Paysages et mondes oubliés d’un Schubert enchanté
Des Sentimentales, si bien nommées mais sans effusion ni voyeurisme aucun, tout l’art du toucher est là-, on retient la 13ème évidemment pour son rayonnement tendre et caressant, d’une douceur fraternelle si enveloppante… et comme éternellement tournante comme un perpetuum mobile… , mais aussi la 18è et sa cadence racée pleine de fierté comme d’élégance. C’est une série de séquences qui frappe par leur nervosité comme leur souplesse mélodique : acuité, précision, versatilité dynamique, Guillaume Coppola envisage chaque épisode comme un mini drame d’une mordante vivacité. Un appétit de vivre qui contraste évidemment avec la gravité des pièces complémentaires : la Sonate D 537 de mars 1817. Le premier mouvement semble habité par une détermination parfois véhémente (accords premiers d’un marcato beethovénien), que contrepointent des facettes plus enivrées elles aussi mais caractérisées avec une profondeur mystérieuse : rêverie, abandon ou élan conquérant, le clavier balance constamment entre les deux aspirations.
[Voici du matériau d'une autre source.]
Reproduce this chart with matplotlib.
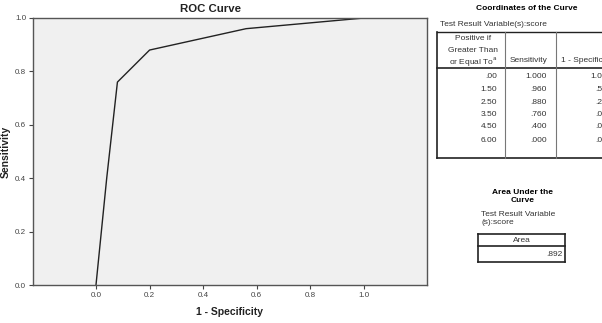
import matplotlib
matplotlib.use("Agg")
import matplotlib.pyplot as plt
from matplotlib.lines import Line2D

plt.rcParams["font.family"] = ["Liberation Sans", "DejaVu Sans"]

# ROC coordinates (SPSS output)
thresholds = [0.00, 1.50, 2.50, 3.50, 4.50, 6.00]
sensitivity = [1.000, 0.960, 0.880, 0.760, 0.400, 0.000]
one_minus_spec = [1.000, 0.560, 0.200, 0.080, 0.040, 0.000]
auc = 0.892
xticks = [0.0, 0.2, 0.4, 0.6, 0.8, 1.0]
yticks = [0.0, 0.2, 0.4, 0.6, 0.8, 1.0]

W, H = 602, 323
TXT = "#333333"


def spss(v, d):
    # SPSS drops the leading zero
    s = f"{v:.{d}f}"
    if s.startswith("0."):
        s = s[1:]
    return s


fig = plt.figure(figsize=(W / 100, H / 100), dpi=100)
fig.patch.set_facecolor("white")


def px(x, y):
    return x / W, 1 - y / H


def ftext(x, y, s, **kw):
    fx, fy = px(x, y)
    fig.text(fx, fy, s, **kw)


def fline(x0, y0, x1, y1, lw=1.0, color="#222222"):
    a, b = px(x0, y0)
    c, d = px(x1, y1)
    fig.add_artist(Line2D([a, c], [b, d], transform=fig.transFigure,
                          color=color, lw=lw))


# --- ROC plot ---
ax = fig.add_axes([33 / W, 1 - 285 / H, 394 / W, 267 / H])
ax.set_facecolor("#f0f0f0")
ax.plot(one_minus_spec, sensitivity, color="#222222", lw=1.0)
ax.set_xlim(-0.235, 1.235)
ax.set_ylim(0, 1)
ax.set_xticks(xticks)
ax.set_yticks(yticks)
ax.set_xticklabels([f"{t:.1f}" for t in xticks])
ax.set_yticklabels([f"{t:.1f}" for t in yticks])
ax.tick_params(labelsize=5.8, colors="#444444", length=3, width=0.8, pad=2)
for sp in ax.spines.values():
    sp.set_color("#555555")
    sp.set_linewidth(1.0)

ftext(211, 9, "ROC Curve", fontsize=8.2, fontweight="bold", ha="center",
      va="center", color="#222222")
ftext(230, 312, "1 - Specificity", fontsize=7.5, fontweight="bold",
      ha="center", va="center", color="#222222")
ftext(6, 152, "Sensitivity", fontsize=7.5, fontweight="bold", rotation=90,
      ha="center", va="center", color="#222222")

# --- Coordinates of the Curve table ---
ftext(527, 9, "Coordinates of the Curve", fontsize=6, fontweight="bold",
      ha="center", va="center")
ftext(440, 24, "Test Result Variable(s):score", fontsize=6, ha="left",
      va="center", color=TXT)

tl, c1, c2, tr = 437, 505, 556, 640
ttop, hbot, tbot = 32, 68, 158
fline(tl, ttop, tr, ttop)
fline(tl, hbot, tr, hbot, lw=1.2)
fline(tl, tbot, tr, tbot, lw=1.2)
fline(tl, ttop, tl, tbot, lw=1.2)
fline(c1, ttop, c1, tbot, lw=0.8, color="#777777")
fline(c2, ttop, c2, tbot, lw=0.8, color="#777777")

ftext(473, 39, "Positive if", fontsize=6, ha="center", va="center", color=TXT)
ftext(473, 50, "Greater Than", fontsize=6, ha="center", va="center", color=TXT)
ftext(473, 61, "or Equal To$^{\\mathrm{a}}$", fontsize=6, ha="center",
      va="center", color=TXT)
ftext(529, 61, "Sensitivity", fontsize=6, ha="center", va="center", color=TXT)
ftext(561, 61, "1 - Specificity", fontsize=6, ha="left", va="center", color=TXT)

row_y = [77, 89, 102, 114, 127, 140]
for yy, t, s, f in zip(row_y, thresholds, sensitivity, one_minus_spec):
    ftext(497, yy, spss(t, 2), fontsize=6, ha="right", va="center", color=TXT)
    ftext(547, yy, spss(s, 3), fontsize=6, ha="right", va="center", color=TXT)
    ftext(612, yy, spss(f, 3), fontsize=6, ha="right", va="center", color=TXT)

# --- Area Under the Curve ---
ftext(523, 192, "Area Under the", fontsize=6, fontweight="bold", ha="center", va="center")
ftext(523, 201, "Curve", fontsize=6, fontweight="bold", ha="center", va="center")
ftext(481, 215, "Test Result Variable", fontsize=6, ha="left", va="center", color=TXT)
ftext(481, 223, "(s):score", fontsize=6, ha="left", va="center", color=TXT)

bl, br, bt, bm, bb = 478, 565, 234, 246, 262
fline(bl, bt, br, bt, lw=1.2)
fline(bl, bm, br, bm, lw=1.2)
fline(bl, bb, br, bb, lw=1.2)
fline(bl, bt, bl, bb, lw=1.2)
fline(br, bt, br, bb, lw=1.2)
ftext(522, 240, "Area", fontsize=6, ha="center", va="center", color=TXT)
ftext(562, 254, spss(auc, 3), fontsize=6, ha="right", va="center", color=TXT)

fig.savefig("out.png", dpi=100)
Net, franc, nuancé, le jeu de Guillaume Coppola (y compris dans le second mouvement et son allegretto staccato guilleret en forme de marche errance) restitue à la Sonate son questionnement permanent voire son mouvement de course frénétique, de volonté éperdue qui colore l’ensemble d’une vélocité souvent irrésistible.
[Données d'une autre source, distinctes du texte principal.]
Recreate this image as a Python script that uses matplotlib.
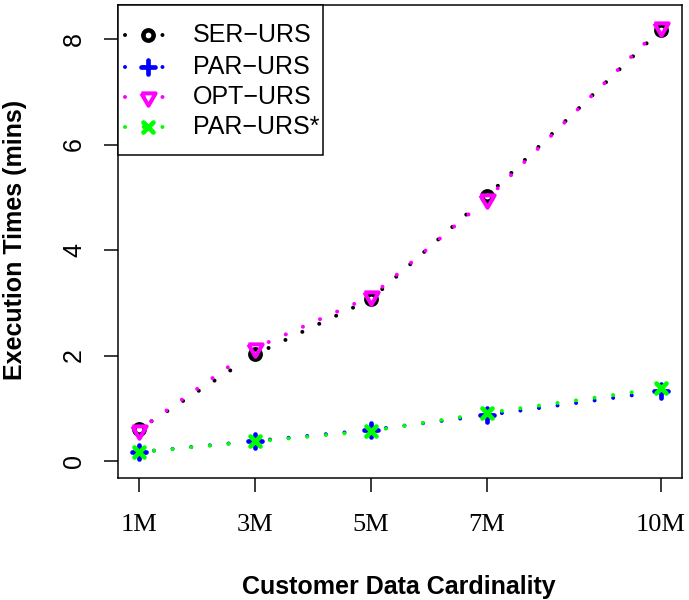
import matplotlib
matplotlib.use("Agg")
import matplotlib.pyplot as plt
from matplotlib.markers import MarkerStyle
from matplotlib.patches import Rectangle
import numpy as np

# ---- data ----
x_vals = [1, 3, 5, 7, 10]
x_labels = ["1M", "3M", "5M", "7M", "10M"]
y_ticks = [0, 2, 4, 6, 8]
ser_urs = [0.60, 2.02, 3.07, 5.02, 8.18]
par_urs = [0.17, 0.38, 0.59, 0.87, 1.32]
opt_urs = [0.59, 2.14, 3.12, 4.97, 8.22]
par_urs_star = [0.17, 0.37, 0.57, 0.91, 1.38]
series_names = ["SER\u2212URS", "PAR\u2212URS", "OPT\u2212URS", "PAR\u2212URS*"]

DPI = 100
PX = 72.0 / DPI  # points per pixel
SANS = ["Liberation Sans", "DejaVu Sans"]
SERIF = ["Liberation Serif", "DejaVu Serif"]

fig = plt.figure(figsize=(6.89, 6.0), dpi=DPI)
ax = fig.add_axes([118 / 689, 1 - 478 / 600, (682 - 118) / 689, (478 - 5) / 600])
ax.set_xlim(0.638, 10.362)
ax.set_ylim(-0.322, 8.645)

tri_down = [(-1, 0.5774), (1, 0.5774), (0, -1.1547), (-1, 0.5774)]

styles = [
    dict(color="black", marker=MarkerStyle("o", fillstyle="none"), ms=10.3 * PX, mew=4.5 * PX),
    dict(color="#0000FF", marker=MarkerStyle("+", capstyle="round"), ms=13.6 * PX, mew=4.7 * PX),
    dict(color="#FF00FF", marker=MarkerStyle(tri_down, fillstyle="none", joinstyle="round"), ms=16.5 * PX, mew=4.0 * PX),
    dict(color="#00FF00", marker=MarkerStyle("x", capstyle="round"), ms=9.5 * PX, mew=4.7 * PX),
]
data = [ser_urs, par_urs, opt_urs, par_urs_star]

LW = 4.0 * PX
DOT = (0, (0.01, 4.67))
GAP = 15.0  # px gap around points (R type="b")

to_disp = ax.transData.transform
to_data = ax.transData.inverted().transform

for k, (vals, st) in enumerate(zip(data, styles)):
    z = 2 + k
    pts = to_disp(np.column_stack([x_vals, vals]))
    for i in range(len(pts) - 1):
        p0, p1 = pts[i], pts[i + 1]
        d = p1 - p0
        L = np.hypot(*d)
        u = d / L
        a = to_data(p0 + u * GAP)
        b = to_data(p1 - u * GAP)
        ax.plot([a[0], b[0]], [a[1], b[1]], color=st["color"], lw=LW, linestyle=DOT,
                dash_capstyle="round", zorder=z)
    ax.plot(x_vals, vals, linestyle="none", marker=st["marker"], ms=st["ms"],
            mew=st["mew"], mec=st["color"], mfc="none", zorder=z + 0.5)

# axes styling
for s in ax.spines.values():
    s.set_linewidth(1.5 * PX)
ax.set_xticks(x_vals)
ax.set_xticklabels(x_labels, fontfamily=SERIF, fontsize=19)
ax.set_yticks(y_ticks)
ax.set_yticklabels([str(t) for t in y_ticks], fontfamily=SANS, fontsize=18,
                   rotation=90, ha="center", va="center")
ax.tick_params(axis="both", direction="out", length=14 * PX, width=1.5 * PX, color="black")
ax.tick_params(axis="x", pad=22 * PX)
ax.tick_params(axis="y", pad=30 * PX)

# axis titles
fig.text(399 / 689, 1 - 594 / 600, "Customer Data Cardinality", ha="center", va="baseline",
         fontfamily=SANS, fontsize=18, fontweight="bold")
fig.text(22.5 / 689, 1 - 240 / 600, "Execution Times (mins)", ha="center", va="baseline",
         rotation=90, rotation_mode="anchor", fontfamily=SANS, fontsize=18, fontweight="bold")

# legend (R-style box)
def ax_x(px):
    return (px - 118) / 564.0

def ax_y(py):
    return (478 - py) / 473.0

ax.add_patch(Rectangle((0, ax_y(155)), ax_x(323), 1 - ax_y(155), transform=ax.transAxes,
                       facecolor="white", edgecolor="black", lw=1.5 * PX, zorder=20, clip_on=False))
rows = [35, 67, 97, 127]
for name, st, ry in zip(series_names, styles, rows):
    ax.plot([ax_x(125), ax_x(171)], [ax_y(ry), ax_y(ry)], transform=ax.transAxes, color=st["color"],
            lw=LW, linestyle=DOT, dash_capstyle="round", zorder=21, clip_on=False)
    ax.plot([ax_x(148)], [ax_y(ry)], transform=ax.transAxes, linestyle="none", marker=st["marker"],
            ms=st["ms"], mew=st["mew"], mec=st["color"], mfc="none", zorder=22, clip_on=False)
    ax.text(ax_x(193), ax_y(ry), name, transform=ax.transAxes, ha="left", va="center",
            fontfamily=SANS, fontsize=18, zorder=23)

fig.savefig("out.png", dpi=DPI)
Enfin, superbe conclusion en forme de miniature elle aussi, la mélodie hongroise D 817, composée à la fin de l’été 1817 chez les Esterhazy, saisit par sa grâce nerveuse élégantissime, une synthèse de style viennois : son allure plus tzigane qu’hongroise, inspirée directement d’un air chanté par une domestique de la maison, précipite tout l’art d’un Schubert, génies des enchaînements, passant du mineur au majeur, sans faiblir, et là aussi avec cet aplomb enchanté qu’ont les interprètes les mieux inspirés. Caressant les notes pointées d’un chef d’œuvre concis, condensé, de moins de 4mn, – au développement minimal-, Guillaume Coppola à la fois agile et percutant, sait basculer dans le rêve le plus tendre et le plus intime, arrêter le temps, suspendre la note… ouvrir les mondes invisibles, donner matière à la pure rêverie, en une marche errance devenue rituel enchanté. Récital d’un immense Schubertien, poète arpenteur et conteur habité.
Franz Schubert (1797-1828) : Valses nobles D969, Sonate en la mineur D537, Valses Sentimentales D779, Mélodie hongroises D817. Guillaume Coppola, piano. 1 cd Eloquentia EL 1445.